### Dataset excerpt
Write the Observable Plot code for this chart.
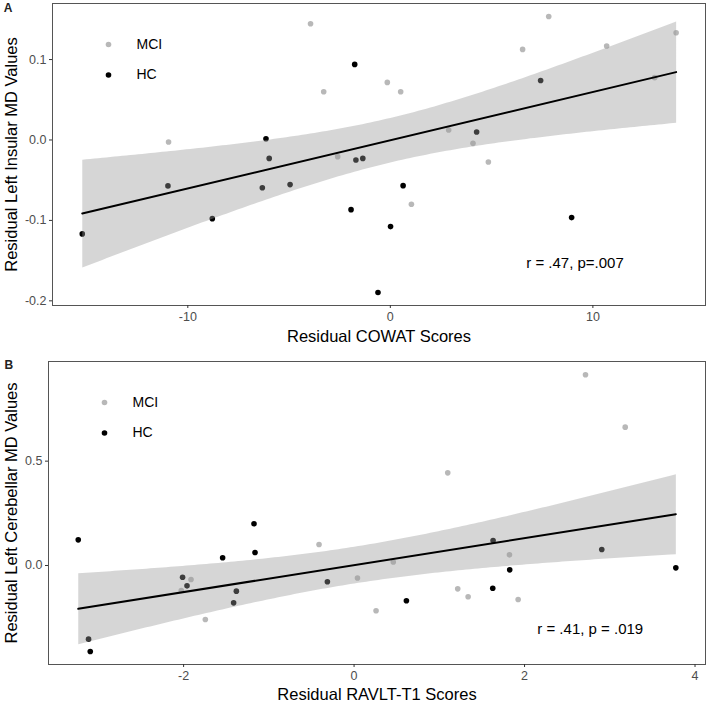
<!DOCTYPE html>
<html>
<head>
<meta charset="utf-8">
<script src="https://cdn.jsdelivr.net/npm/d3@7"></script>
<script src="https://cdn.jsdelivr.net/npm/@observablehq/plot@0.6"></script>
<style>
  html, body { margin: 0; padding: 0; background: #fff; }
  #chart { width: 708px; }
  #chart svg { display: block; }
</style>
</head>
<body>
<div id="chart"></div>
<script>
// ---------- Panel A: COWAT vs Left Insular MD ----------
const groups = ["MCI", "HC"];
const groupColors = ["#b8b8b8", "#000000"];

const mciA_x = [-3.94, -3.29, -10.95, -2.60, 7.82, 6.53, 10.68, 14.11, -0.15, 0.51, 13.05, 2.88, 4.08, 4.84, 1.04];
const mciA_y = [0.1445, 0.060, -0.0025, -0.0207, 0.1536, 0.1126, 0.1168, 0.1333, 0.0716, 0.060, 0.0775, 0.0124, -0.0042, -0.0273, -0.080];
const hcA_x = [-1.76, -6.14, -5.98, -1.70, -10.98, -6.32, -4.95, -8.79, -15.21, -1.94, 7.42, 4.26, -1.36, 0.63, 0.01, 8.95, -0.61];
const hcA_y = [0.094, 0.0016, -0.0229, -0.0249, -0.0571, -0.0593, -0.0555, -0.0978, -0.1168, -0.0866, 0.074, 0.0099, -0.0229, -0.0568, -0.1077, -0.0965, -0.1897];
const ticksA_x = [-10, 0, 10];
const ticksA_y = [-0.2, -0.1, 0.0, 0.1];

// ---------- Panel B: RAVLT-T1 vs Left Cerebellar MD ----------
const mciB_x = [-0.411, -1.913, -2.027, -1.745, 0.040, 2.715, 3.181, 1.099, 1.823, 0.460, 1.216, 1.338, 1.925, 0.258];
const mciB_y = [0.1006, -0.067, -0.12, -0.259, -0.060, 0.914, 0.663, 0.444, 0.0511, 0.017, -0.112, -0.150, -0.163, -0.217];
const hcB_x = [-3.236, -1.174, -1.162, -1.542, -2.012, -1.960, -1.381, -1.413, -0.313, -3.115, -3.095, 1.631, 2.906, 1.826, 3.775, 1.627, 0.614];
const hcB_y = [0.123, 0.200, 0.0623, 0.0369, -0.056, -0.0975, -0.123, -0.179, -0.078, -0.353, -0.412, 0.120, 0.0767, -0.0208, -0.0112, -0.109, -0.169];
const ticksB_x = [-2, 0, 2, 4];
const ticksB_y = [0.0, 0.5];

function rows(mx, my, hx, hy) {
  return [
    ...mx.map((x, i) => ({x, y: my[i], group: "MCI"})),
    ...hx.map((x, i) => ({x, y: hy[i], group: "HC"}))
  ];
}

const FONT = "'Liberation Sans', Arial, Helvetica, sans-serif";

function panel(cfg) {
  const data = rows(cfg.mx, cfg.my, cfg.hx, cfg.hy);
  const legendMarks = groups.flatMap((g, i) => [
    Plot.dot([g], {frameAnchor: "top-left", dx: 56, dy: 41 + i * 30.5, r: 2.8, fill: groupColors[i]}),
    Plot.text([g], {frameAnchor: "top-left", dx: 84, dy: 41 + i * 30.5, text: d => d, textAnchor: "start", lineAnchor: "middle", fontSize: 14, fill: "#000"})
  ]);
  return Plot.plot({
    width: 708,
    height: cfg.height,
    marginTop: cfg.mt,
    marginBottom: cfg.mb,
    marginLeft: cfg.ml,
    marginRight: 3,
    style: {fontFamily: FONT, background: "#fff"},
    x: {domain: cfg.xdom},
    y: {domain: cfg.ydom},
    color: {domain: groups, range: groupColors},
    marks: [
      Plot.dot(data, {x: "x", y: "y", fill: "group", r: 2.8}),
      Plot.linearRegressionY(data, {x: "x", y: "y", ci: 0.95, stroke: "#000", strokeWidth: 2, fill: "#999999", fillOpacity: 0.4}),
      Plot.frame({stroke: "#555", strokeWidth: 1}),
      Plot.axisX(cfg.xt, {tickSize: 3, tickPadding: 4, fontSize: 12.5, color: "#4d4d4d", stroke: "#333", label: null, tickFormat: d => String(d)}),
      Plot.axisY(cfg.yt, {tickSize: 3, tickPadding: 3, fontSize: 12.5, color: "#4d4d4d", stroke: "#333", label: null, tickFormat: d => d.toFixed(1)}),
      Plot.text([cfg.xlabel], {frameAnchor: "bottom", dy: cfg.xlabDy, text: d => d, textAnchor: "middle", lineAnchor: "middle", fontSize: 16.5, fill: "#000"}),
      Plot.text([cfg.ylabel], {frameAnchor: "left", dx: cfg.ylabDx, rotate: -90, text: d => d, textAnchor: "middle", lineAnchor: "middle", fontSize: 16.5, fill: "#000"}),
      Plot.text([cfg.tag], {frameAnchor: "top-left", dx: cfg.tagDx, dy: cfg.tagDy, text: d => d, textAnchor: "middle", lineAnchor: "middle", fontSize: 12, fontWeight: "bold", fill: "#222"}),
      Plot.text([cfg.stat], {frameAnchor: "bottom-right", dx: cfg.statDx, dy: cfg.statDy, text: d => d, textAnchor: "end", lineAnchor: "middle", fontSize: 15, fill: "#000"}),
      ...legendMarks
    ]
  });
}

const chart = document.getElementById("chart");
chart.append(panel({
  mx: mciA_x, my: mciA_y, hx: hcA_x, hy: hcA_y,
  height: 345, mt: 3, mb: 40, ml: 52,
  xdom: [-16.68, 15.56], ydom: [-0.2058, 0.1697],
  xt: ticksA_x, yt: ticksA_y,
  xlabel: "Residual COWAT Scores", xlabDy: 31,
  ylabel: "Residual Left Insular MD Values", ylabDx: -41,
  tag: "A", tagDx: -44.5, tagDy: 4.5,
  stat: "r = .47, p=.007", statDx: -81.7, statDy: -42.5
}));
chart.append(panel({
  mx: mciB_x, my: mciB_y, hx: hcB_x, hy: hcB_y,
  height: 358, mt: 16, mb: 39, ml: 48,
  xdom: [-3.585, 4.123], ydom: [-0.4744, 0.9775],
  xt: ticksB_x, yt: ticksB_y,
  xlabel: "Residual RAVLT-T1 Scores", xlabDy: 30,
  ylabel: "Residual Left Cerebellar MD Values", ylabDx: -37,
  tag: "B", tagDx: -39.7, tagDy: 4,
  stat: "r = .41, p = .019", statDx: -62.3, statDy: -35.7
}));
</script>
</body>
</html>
######
**Exercise requirements:**
Reproduce each line word for word and drop the pictures.

**Result below:**
Write the Observable Plot code for this chart.
<!DOCTYPE html>
<html>
<head>
<meta charset="utf-8">
<script src="https://cdn.jsdelivr.net/npm/d3@7"></script>
<script src="https://cdn.jsdelivr.net/npm/@observablehq/plot@0.6"></script>
<style>
  html, body { margin: 0; padding: 0; background: #fff; }
  #chart { width: 708px; }
  #chart svg { display: block; }
</style>
</head>
<body>
<div id="chart"></div>
<script>
// ---------- Panel A: COWAT vs Left Insular MD ----------
const groups = ["MCI", "HC"];
const groupColors = ["#b8b8b8", "#000000"];

const mciA_x = [-3.94, -3.29, -10.95, -2.60, 7.82, 6.53, 10.68, 14.11, -0.15, 0.51, 13.05, 2.88, 4.08, 4.84, 1.04];
const mciA_y = [0.1445, 0.060, -0.0025, -0.0207, 0.1536, 0.1126, 0.1168, 0.1333, 0.0716, 0.060, 0.0775, 0.0124, -0.0042, -0.0273, -0.080];
const hcA_x = [-1.76, -6.14, -5.98, -1.70, -10.98, -6.32, -4.95, -8.79, -15.21, -1.94, 7.42, 4.26, -1.36, 0.63, 0.01, 8.95, -0.61];
const hcA_y = [0.094, 0.0016, -0.0229, -0.0249, -0.0571, -0.0593, -0.0555, -0.0978, -0.1168, -0.0866, 0.074, 0.0099, -0.0229, -0.0568, -0.1077, -0.0965, -0.1897];
const ticksA_x = [-10, 0, 10];
const ticksA_y = [-0.2, -0.1, 0.0, 0.1];

// ---------- Panel B: RAVLT-T1 vs Left Cerebellar MD ----------
const mciB_x = [-0.411, -1.913, -2.027, -1.745, 0.040, 2.715, 3.181, 1.099, 1.823, 0.460, 1.216, 1.338, 1.925, 0.258];
const mciB_y = [0.1006, -0.067, -0.12, -0.259, -0.060, 0.914, 0.663, 0.444, 0.0511, 0.017, -0.112, -0.150, -0.163, -0.217];
const hcB_x = [-3.236, -1.174, -1.162, -1.542, -2.012, -1.960, -1.381, -1.413, -0.313, -3.115, -3.095, 1.631, 2.906, 1.826, 3.775, 1.627, 0.614];
const hcB_y = [0.123, 0.200, 0.0623, 0.0369, -0.056, -0.0975, -0.123, -0.179, -0.078, -0.353, -0.412, 0.120, 0.0767, -0.0208, -0.0112, -0.109, -0.169];
const ticksB_x = [-2, 0, 2, 4];
const ticksB_y = [0.0, 0.5];

function rows(mx, my, hx, hy) {
  return [
    ...mx.map((x, i) => ({x, y: my[i], group: "MCI"})),
    ...hx.map((x, i) => ({x, y: hy[i], group: "HC"}))
  ];
}

const FONT = "'Liberation Sans', Arial, Helvetica, sans-serif";

function panel(cfg) {
  const data = rows(cfg.mx, cfg.my, cfg.hx, cfg.hy);
  const legendMarks = groups.flatMap((g, i) => [
    Plot.dot([g], {frameAnchor: "top-left", dx: 56, dy: 41 + i * 30.5, r: 2.8, fill: groupColors[i]}),
    Plot.text([g], {frameAnchor: "top-left", dx: 84, dy: 41 + i * 30.5, text: d => d, textAnchor: "start", lineAnchor: "middle", fontSize: 14, fill: "#000"})
  ]);
  return Plot.plot({
    width: 708,
    height: cfg.height,
    marginTop: cfg.mt,
    marginBottom: cfg.mb,
    marginLeft: cfg.ml,
    marginRight: 3,
    style: {fontFamily: FONT, background: "#fff"},
    x: {domain: cfg.xdom},
    y: {domain: cfg.ydom},
    color: {domain: groups, range: groupColors},
    marks: [
      Plot.dot(data, {x: "x", y: "y", fill: "group", r: 2.8}),
      Plot.linearRegressionY(data, {x: "x", y: "y", ci: 0.95, stroke: "#000", strokeWidth: 2, fill: "#999999", fillOpacity: 0.4}),
      Plot.frame({stroke: "#555", strokeWidth: 1}),
      Plot.axisX(cfg.xt, {tickSize: 3, tickPadding: 4, fontSize: 12.5, color: "#4d4d4d", stroke: "#333", label: null, tickFormat: d => String(d)}),
      Plot.axisY(cfg.yt, {tickSize: 3, tickPadding: 3, fontSize: 12.5, color: "#4d4d4d", stroke: "#333", label: null, tickFormat: d => d.toFixed(1)}),
      Plot.text([cfg.xlabel], {frameAnchor: "bottom", dy: cfg.xlabDy, text: d => d, textAnchor: "middle", lineAnchor: "middle", fontSize: 16.5, fill: "#000"}),
      Plot.text([cfg.ylabel], {frameAnchor: "left", dx: cfg.ylabDx, rotate: -90, text: d => d, textAnchor: "middle", lineAnchor: "middle", fontSize: 16.5, fill: "#000"}),
      Plot.text([cfg.tag], {frameAnchor: "top-left", dx: cfg.tagDx, dy: cfg.tagDy, text: d => d, textAnchor: "middle", lineAnchor: "middle", fontSize: 12, fontWeight: "bold", fill: "#222"}),
      Plot.text([cfg.stat], {frameAnchor: "bottom-right", dx: cfg.statDx, dy: cfg.statDy, text: d => d, textAnchor: "end", lineAnchor: "middle", fontSize: 15, fill: "#000"}),
      ...legendMarks
    ]
  });
}

const chart = document.getElementById("chart");
chart.append(panel({
  mx: mciA_x, my: mciA_y, hx: hcA_x, hy: hcA_y,
  height: 345, mt: 3, mb: 40, ml: 52,
  xdom: [-16.68, 15.56], ydom: [-0.2058, 0.1697],
  xt: ticksA_x, yt: ticksA_y,
  xlabel: "Residual COWAT Scores", xlabDy: 31,
  ylabel: "Residual Left Insular MD Values", ylabDx: -41,
  tag: "A", tagDx: -44.5, tagDy: 4.5,
  stat: "r = .47, p=.007", statDx: -81.7, statDy: -42.5
}));
chart.append(panel({
  mx: mciB_x, my: mciB_y, hx: hcB_x, hy: hcB_y,
  height: 358, mt: 16, mb: 39, ml: 48,
  xdom: [-3.585, 4.123], ydom: [-0.4744, 0.9775],
  xt: ticksB_x, yt: ticksB_y,
  xlabel: "Residual RAVLT-T1 Scores", xlabDy: 30,
  ylabel: "Residual Left Cerebellar MD Values", ylabDx: -37,
  tag: "B", tagDx: -39.7, tagDy: 4,
  stat: "r = .41, p = .019", statDx: -62.3, statDy: -35.7
}));
</script>
</body>
</html>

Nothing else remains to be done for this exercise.